Screen talks to the famed costume designer who has worked on Fight Club, Blade Runner, Flashdance, Burlesque and Mission: Impossible 4.

Costume designer Michael Kaplan has worked on some of cinema’s most iconic looks: dystopian goth Pris in Blade Runner, leather-jacketed Tyler Durden in Fight Club, the ripped sweatshirt worn by Jennifer Beals in Flashdance, and the updated Enterprise uniforms for JJ Abrams’ Star Trek. More recently he has worked on Burlesque and Mission: Impossible - Ghost Protocol, and is about to start on the next Star Trek film. Screen caught up with Kaplan this week as he attended the second Aruba International Film Festival.

Was working on Burlesque especially challenging because the costumes are so integral?

It was one of the hardest films I’ve ever done, for a lot of reasons. The chief reason it was so hard was that we didn’t have that much time. And it was so laden with musical numbers. We shot for 10 weeks and we had about 20 musical numbers. It was like doing two music videos a week plus the rest of the movie. Because there were professional dancers dancing very hard we had to have shoes made and the best place to have shoes made is in Italy. And then they’d get stuck in customs and we’re on a deadline. And all the dancers would have specific needs for their shoes, everyone had to be dealt with individually so they could do their job. Plus I had all these musical numbers with different themes and colour schemes and try to keep it intersing so that the audience wasn’t sitting through the same musical number. And Christina Aquilera was going through a lot and she was very delicate, then Cher is the biggest icon in the world and has her needs.

Plus a lot of the dancers were small breasted, and the film is called Burlesque and you need them to look curvy and voluptuous and buxom. By the end of it I was longing for another World War II movie.

How do you appraoch the work, do you read the script first or meet with the director first?

It’s usually been that I read the script and then go in for a meeting with the director. But of late the scripts are so secretive that they don’t even let you read it until you decide to do the movie. How do you know that you want to do the movie until you read the script? So that’s a bit odd but for some of my recent movies when I hadn’t read the script I just wanted to work with the director if I knew I could have a good relationship with them.

What are you doing next?

I just finsihed Mission: Impossible - Ghost Protocol. I did Star Trek with JJ Abrams and he wanted me to do Super 8 and Mission: Impossible 4, and they happened at exactly the same time and I had even started Super 8 and left to do Mission Impossible because he felt that the director Brad Bird who had never done a live action film before, really needed somebody to be with him all the time. So I ended up doing Mission and leaving Super 8, which made me sad because I like working with JJ so much. But I’m working with him on the new Star Trek movie, I start right after July 4.

How do you choose projects?

What it comes down to is if I’ve just come off a film that would be too much of the same, like two superhero films or two futuristic films or something like that. Usually if there’s something that seems like a good opportunity, you can’t be that picky. I’ve been very lucky and had work offered a lot and can go from film to film.

Do you prefer contemporary or period work?
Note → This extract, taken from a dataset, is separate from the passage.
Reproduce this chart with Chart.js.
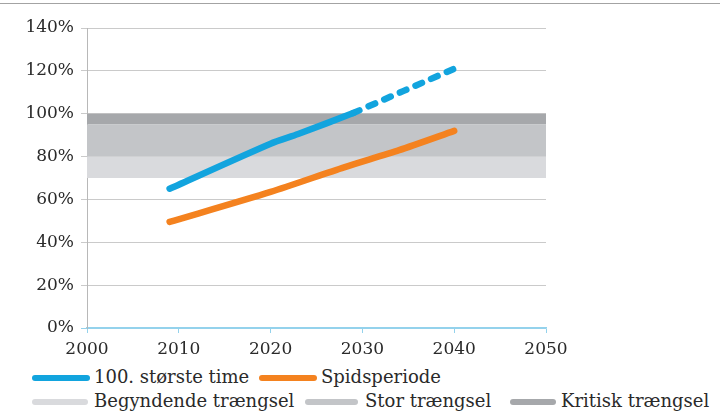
<!DOCTYPE html>
<html>
<head>
<meta charset="utf-8">
<script src="https://cdn.jsdelivr.net/npm/chart.js@4/dist/chart.umd.min.js"></script>
<style>
  html, body { margin: 0; padding: 0; background: #fff; }
  #wrap { position: relative; width: 720px; height: 419px; overflow: hidden; font-family: "DejaVu Serif", serif; color: #2a2a2a; }
  #rule { position: absolute; left: 0; top: 3px; width: 720px; height: 1px; background: #a3a3a3; }
  #plot { position: absolute; left: 0; top: 0; width: 720px; height: 360px; }
  .sw { position: absolute; height: 6px; border-radius: 3px; }
  .lt { position: absolute; font-size: 18px; line-height: 20px; white-space: nowrap; }
</style>
</head>
<body>
<div id="wrap">
  <div id="rule"></div>
  <div id="plot"><canvas id="c"></canvas></div>
  <div id="legend"></div>
</div>
<script>
// Axis ticks
const xTicks = [2000, 2010, 2020, 2030, 2040, 2050];
const yTicks = [0, 20, 40, 60, 80, 100, 120, 140];

// Series (load, % of capacity)
const peakHourYears = [2009, 2020, 2023, 2029];
const peakHourValues = [65, 86, 90.5, 100.3];
const peakHourForecastYears = [2029, 2040];
const peakHourForecastValues = [100.3, 121];
const peakPeriodYears = [2009, 2020, 2028, 2034, 2040];
const peakPeriodValues = [49.5, 63.5, 75, 83, 92];

// Congestion bands: [from, to] in %
const bandNames = ['Begyndende trængsel', 'Stor trængsel', 'Kritisk trængsel'];
const bandLow = [70, 80, 95];
const bandHigh = [80, 95, 100];

const seriesNames = ['100. største time', 'Spidsperiode'];

const BLUE = '#12a4de';
const ORANGE = '#f4821f';
const BAND_COLORS = ['#d9dadd', '#c3c5c8', '#a6a8ab'];
const AXIS_BLUE = '#94d2ec';
const GRID = '#cacaca';
const TEXT = '#2a2a2a';

const pts = (xs, ys) => xs.map((x, i) => ({ x, y: ys[i] }));
const xMin = xTicks[0], xMax = xTicks[xTicks.length - 1];

const lineStyle = {
  borderWidth: 6.5,
  borderCapStyle: 'round',
  borderJoinStyle: 'round',
  pointRadius: 0,
  tension: 0.25,
  fill: false,
  order: 1
};

const datasets = [
  Object.assign({ label: seriesNames[0], data: pts(peakHourYears, peakHourValues), borderColor: BLUE }, lineStyle),
  Object.assign({ label: seriesNames[0] + ' (prognose)', data: pts(peakHourForecastYears, peakHourForecastValues), borderColor: BLUE, borderDash: [7, 10] }, lineStyle),
  Object.assign({ label: seriesNames[1], data: pts(peakPeriodYears, peakPeriodValues), borderColor: ORANGE }, lineStyle)
];

bandNames.forEach((name, i) => {
  datasets.push({
    label: name,
    data: [{ x: xMin, y: bandHigh[i] }, { x: xMax, y: bandHigh[i] }],
    borderWidth: 0,
    borderColor: 'rgba(0,0,0,0)',
    backgroundColor: BAND_COLORS[i],
    pointRadius: 0,
    fill: { value: bandLow[i] },
    order: 5
  });
});

const tickFont = { family: 'DejaVu Serif', size: 17 };

new Chart(document.getElementById('c'), {
  type: 'line',
  data: { datasets },
  options: {
    responsive: true,
    maintainAspectRatio: false,
    animation: false,
    layout: { padding: { top: 28, right: 174, left: 0, bottom: 0 } },
    plugins: { legend: { display: false }, tooltip: { enabled: false } },
    scales: {
      x: {
        type: 'linear',
        min: xMin,
        max: xMax,
        afterBuildTicks: s => { s.ticks = xTicks.map(v => ({ value: v })); },
        afterFit: s => { s.height = 32; },
        ticks: { font: tickFont, color: TEXT, padding: 6, maxRotation: 0, callback: v => String(v) },
        grid: { drawOnChartArea: false, color: AXIS_BLUE, tickLength: 5, lineWidth: 1 },
        border: { color: AXIS_BLUE, width: 1.5 }
      },
      y: {
        min: yTicks[0],
        max: yTicks[yTicks.length - 1],
        afterBuildTicks: s => { s.ticks = yTicks.map(v => ({ value: v })); },
        afterFit: s => { s.width = 87; },
        ticks: { font: tickFont, color: TEXT, padding: 7, callback: v => v + '%' },
        grid: { color: c => (c.tick && c.tick.value === 0 ? AXIS_BLUE : GRID), tickLength: 6, lineWidth: 1 },
        border: { color: '#b8b8b8', width: 1 }
      }
    }
  }
});

// Legend below the plot
const legendItems = [
  { text: seriesNames[0], color: BLUE, sx: 32, sw: 58, tx: 94, cy: 378 },
  { text: seriesNames[1], color: ORANGE, sx: 259, sw: 58, tx: 321, cy: 378 },
  { text: bandNames[0], color: BAND_COLORS[0], sx: 32, sw: 56, tx: 94, cy: 402 },
  { text: bandNames[1], color: BAND_COLORS[1], sx: 305, sw: 53, tx: 365, cy: 402 },
  { text: bandNames[2], color: BAND_COLORS[2], sx: 510, sw: 46, tx: 561, cy: 402 }
];
const legend = document.getElementById('legend');
legendItems.forEach(it => {
  const s = document.createElement('div');
  s.className = 'sw';
  s.style.left = it.sx + 'px';
  s.style.width = it.sw + 'px';
  s.style.top = (it.cy - 3) + 'px';
  s.style.background = it.color;
  legend.appendChild(s);
  const t = document.createElement('div');
  t.className = 'lt';
  t.style.left = it.tx + 'px';
  t.style.top = (it.cy - 11) + 'px';
  t.textContent = it.text;
  legend.appendChild(t);
});
</script>
</body>
</html>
I’ve done a lot of contemporary movies. Any movie is hard, so I like to do something that’s going to engage me and be creative so I’d like to do more period movies. But then again something like Fight Club was so creative and challenging. It all depends on reading the script and having something click.

What do you do when you can’t find something you need, maybe something vintage?

You start with your sources in Los Angeles and if you can’t find it there you move on to New York or San Francisco or Rome or London. You just keep branching out further and further until you find what you need.

How much does the internet help?

It helps with that, it helps with research, with sourcing, it helps with everything. But you used to have more prep time. So it’s like people know you’ve got certain things at your fingertips to make your job easier, so they take away time so that you’re back to where you started.

From your perspective, what can producers do to enable costume designers to do their jobs better?

Definitely give us more time and possibly respect. I think costume designers can be the most overlooked part of the film industry and I think costumes are on the actor front and center, enabling the actor to get into the character, and yet it seems strange to me that a lot of producers find costumes frivolous or unimportant, or not as necessary as a lot of the other departments. If you see bad costuming it just sets you in the wrong direction. You assume all the costumes are there for a reason and they are giving you [as an audience] information. And if they are giving you misinformation it really can send you off in the wrong director or ruin the movie.